* Exercise directions
Collect each line holding the string "chart".

* Dataset content
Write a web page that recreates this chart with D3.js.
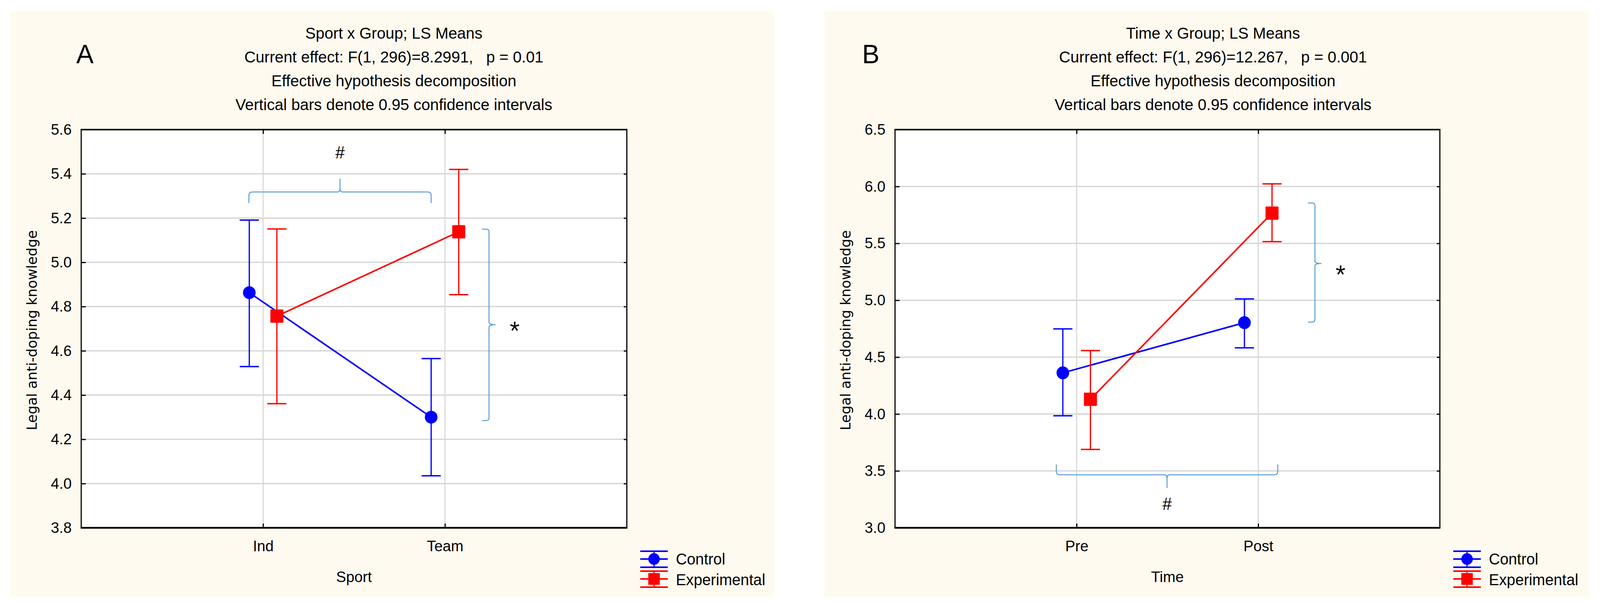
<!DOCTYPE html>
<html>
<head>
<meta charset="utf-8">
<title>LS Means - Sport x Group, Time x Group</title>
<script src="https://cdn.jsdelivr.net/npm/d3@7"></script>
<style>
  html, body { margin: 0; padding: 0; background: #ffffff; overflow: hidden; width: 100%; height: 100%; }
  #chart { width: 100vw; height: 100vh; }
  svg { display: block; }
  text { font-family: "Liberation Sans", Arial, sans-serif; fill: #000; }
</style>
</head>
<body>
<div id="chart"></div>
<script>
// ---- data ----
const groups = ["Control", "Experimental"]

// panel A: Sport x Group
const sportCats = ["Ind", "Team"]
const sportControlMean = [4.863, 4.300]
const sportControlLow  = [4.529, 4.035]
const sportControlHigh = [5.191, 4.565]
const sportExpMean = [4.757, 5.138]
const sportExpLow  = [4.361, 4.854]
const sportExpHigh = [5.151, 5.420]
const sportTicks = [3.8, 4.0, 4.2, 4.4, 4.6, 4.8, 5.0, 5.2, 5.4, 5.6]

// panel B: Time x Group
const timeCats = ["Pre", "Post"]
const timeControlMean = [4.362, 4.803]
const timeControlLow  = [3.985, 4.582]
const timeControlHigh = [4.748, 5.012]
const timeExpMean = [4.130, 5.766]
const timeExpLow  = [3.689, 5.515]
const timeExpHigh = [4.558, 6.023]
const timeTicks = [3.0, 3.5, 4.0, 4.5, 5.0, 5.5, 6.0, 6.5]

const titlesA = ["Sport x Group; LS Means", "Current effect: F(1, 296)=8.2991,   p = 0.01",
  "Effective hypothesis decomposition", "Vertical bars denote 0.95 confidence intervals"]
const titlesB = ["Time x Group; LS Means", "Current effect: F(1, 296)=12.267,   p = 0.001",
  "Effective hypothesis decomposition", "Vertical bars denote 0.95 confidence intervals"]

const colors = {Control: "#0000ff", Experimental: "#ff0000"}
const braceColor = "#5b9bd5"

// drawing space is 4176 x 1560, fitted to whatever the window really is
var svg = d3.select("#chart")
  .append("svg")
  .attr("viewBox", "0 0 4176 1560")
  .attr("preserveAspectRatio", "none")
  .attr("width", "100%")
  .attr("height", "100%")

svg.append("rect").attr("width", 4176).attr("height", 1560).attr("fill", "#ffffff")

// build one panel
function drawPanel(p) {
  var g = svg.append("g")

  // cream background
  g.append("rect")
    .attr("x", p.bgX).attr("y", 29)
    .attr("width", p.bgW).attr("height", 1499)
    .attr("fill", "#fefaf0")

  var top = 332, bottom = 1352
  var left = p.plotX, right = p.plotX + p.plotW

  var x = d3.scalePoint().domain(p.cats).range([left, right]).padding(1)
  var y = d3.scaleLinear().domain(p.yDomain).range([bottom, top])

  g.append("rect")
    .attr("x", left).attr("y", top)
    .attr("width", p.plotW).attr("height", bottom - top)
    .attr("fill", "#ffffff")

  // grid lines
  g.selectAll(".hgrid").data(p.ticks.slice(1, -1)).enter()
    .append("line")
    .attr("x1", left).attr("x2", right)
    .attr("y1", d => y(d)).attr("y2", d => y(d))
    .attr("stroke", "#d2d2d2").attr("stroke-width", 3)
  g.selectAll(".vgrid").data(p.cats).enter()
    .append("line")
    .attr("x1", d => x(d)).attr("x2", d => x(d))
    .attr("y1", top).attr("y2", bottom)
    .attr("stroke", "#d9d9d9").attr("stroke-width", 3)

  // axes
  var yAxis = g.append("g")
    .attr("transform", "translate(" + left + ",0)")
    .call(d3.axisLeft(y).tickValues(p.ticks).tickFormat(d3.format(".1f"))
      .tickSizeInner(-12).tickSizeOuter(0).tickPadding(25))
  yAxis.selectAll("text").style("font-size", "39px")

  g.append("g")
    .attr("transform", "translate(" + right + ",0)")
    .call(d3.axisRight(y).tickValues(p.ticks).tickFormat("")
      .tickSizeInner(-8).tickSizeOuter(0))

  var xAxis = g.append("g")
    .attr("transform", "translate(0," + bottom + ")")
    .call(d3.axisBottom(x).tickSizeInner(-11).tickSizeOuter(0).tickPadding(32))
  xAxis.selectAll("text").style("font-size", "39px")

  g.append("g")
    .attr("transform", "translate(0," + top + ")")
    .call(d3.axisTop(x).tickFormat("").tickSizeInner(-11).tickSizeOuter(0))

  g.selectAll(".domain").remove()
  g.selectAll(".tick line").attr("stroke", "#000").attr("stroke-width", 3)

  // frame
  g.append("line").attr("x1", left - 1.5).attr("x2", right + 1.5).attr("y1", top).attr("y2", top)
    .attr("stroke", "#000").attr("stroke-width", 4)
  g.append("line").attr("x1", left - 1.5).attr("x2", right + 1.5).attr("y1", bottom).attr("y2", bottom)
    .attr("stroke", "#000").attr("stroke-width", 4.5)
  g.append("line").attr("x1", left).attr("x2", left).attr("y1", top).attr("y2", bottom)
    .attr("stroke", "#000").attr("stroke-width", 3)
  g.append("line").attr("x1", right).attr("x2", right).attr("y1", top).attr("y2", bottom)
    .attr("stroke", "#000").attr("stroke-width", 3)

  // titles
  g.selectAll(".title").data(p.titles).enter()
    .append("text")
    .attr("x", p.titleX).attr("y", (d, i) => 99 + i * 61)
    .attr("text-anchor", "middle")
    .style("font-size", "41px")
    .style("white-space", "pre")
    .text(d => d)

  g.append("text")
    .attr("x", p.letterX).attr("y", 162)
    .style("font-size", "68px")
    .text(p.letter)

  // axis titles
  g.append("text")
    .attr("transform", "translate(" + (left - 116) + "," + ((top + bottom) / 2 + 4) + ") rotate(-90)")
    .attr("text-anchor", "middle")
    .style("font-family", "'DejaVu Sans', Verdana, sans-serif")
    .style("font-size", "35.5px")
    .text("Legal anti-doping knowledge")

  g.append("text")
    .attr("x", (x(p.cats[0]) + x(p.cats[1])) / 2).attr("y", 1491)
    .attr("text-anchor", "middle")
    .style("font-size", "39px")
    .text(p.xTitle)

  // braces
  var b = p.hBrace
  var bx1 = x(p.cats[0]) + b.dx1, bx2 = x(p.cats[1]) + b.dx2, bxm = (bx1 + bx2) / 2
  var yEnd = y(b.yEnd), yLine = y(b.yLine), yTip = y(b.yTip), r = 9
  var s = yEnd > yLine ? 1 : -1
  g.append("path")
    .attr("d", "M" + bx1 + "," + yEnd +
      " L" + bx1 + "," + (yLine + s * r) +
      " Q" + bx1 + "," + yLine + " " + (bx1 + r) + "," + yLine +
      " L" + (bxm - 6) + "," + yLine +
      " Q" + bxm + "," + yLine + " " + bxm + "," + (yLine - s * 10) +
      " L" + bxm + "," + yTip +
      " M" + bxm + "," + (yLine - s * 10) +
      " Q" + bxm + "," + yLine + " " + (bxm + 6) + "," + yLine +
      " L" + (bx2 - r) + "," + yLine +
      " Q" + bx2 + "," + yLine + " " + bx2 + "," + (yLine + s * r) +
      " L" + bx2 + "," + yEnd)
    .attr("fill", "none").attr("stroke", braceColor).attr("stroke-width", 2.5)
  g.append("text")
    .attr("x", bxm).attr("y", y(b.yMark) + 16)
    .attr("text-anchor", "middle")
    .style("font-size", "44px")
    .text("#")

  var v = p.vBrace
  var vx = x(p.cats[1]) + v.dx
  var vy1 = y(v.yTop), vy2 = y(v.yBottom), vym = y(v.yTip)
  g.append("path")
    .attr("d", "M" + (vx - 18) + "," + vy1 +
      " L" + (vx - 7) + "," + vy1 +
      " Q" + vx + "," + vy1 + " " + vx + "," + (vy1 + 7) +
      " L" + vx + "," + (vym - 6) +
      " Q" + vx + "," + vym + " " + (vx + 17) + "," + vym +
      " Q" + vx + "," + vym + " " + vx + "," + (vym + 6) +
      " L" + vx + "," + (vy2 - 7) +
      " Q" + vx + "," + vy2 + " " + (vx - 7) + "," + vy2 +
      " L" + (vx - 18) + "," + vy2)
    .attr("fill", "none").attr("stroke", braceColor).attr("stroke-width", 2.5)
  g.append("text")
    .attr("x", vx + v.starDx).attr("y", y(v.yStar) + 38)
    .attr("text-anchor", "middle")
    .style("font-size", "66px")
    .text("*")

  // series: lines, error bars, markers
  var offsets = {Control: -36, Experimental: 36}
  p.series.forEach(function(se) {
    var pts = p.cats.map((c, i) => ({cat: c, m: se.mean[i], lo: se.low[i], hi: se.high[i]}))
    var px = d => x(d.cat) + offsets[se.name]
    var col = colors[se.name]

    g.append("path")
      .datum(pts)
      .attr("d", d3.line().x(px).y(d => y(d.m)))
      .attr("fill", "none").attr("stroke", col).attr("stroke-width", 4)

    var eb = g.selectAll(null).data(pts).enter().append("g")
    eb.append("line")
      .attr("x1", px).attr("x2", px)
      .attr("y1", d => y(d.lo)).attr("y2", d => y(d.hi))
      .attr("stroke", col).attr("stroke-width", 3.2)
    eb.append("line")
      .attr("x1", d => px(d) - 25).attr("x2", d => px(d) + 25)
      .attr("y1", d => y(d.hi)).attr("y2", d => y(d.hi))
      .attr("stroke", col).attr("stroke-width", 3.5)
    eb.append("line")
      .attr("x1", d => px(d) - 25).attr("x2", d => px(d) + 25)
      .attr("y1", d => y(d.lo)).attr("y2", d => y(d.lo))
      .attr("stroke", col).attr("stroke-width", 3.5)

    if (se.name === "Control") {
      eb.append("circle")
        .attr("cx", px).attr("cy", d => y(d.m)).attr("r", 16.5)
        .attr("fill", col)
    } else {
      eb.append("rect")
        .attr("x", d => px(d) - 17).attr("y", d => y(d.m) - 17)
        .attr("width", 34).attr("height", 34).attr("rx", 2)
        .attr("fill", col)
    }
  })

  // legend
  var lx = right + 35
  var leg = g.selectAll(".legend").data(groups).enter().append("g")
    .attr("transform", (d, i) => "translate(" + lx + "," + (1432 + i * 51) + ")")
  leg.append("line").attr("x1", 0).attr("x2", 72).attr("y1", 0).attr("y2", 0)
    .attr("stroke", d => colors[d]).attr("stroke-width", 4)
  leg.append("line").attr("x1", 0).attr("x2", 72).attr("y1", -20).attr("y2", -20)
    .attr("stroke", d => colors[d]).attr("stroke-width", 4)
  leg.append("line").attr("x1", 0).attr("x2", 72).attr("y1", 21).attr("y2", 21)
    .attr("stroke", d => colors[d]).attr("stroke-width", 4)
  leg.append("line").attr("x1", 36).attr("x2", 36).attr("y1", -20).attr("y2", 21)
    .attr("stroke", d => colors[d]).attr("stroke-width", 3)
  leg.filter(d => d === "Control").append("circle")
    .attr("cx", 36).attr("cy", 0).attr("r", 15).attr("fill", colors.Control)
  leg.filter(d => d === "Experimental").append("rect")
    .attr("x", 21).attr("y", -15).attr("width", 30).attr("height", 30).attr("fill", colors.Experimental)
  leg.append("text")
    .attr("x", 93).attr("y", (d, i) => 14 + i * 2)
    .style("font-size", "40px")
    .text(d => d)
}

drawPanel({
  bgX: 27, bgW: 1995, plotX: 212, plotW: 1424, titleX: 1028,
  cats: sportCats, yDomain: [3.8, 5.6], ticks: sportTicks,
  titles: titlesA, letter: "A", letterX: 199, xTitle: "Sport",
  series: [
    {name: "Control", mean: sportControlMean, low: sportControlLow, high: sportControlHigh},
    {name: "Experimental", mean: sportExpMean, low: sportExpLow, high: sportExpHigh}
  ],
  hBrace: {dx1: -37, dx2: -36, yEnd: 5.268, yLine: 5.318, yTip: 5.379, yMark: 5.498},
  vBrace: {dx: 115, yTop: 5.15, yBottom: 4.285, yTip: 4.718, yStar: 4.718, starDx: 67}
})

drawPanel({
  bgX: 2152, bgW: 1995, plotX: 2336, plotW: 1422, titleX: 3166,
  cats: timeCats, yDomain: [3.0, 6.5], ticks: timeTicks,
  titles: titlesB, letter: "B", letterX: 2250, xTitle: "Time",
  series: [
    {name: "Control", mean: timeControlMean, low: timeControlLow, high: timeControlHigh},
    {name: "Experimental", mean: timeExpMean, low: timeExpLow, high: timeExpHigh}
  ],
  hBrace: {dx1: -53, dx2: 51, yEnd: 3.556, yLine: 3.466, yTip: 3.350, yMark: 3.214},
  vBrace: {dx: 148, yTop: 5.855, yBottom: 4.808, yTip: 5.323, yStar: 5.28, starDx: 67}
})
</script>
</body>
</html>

* Exercise response
Write a web page that recreates this chart with D3.js.
  #chart { width: 100vw; height: 100vh; }
<div id="chart"></div>
var svg = d3.select("#chart")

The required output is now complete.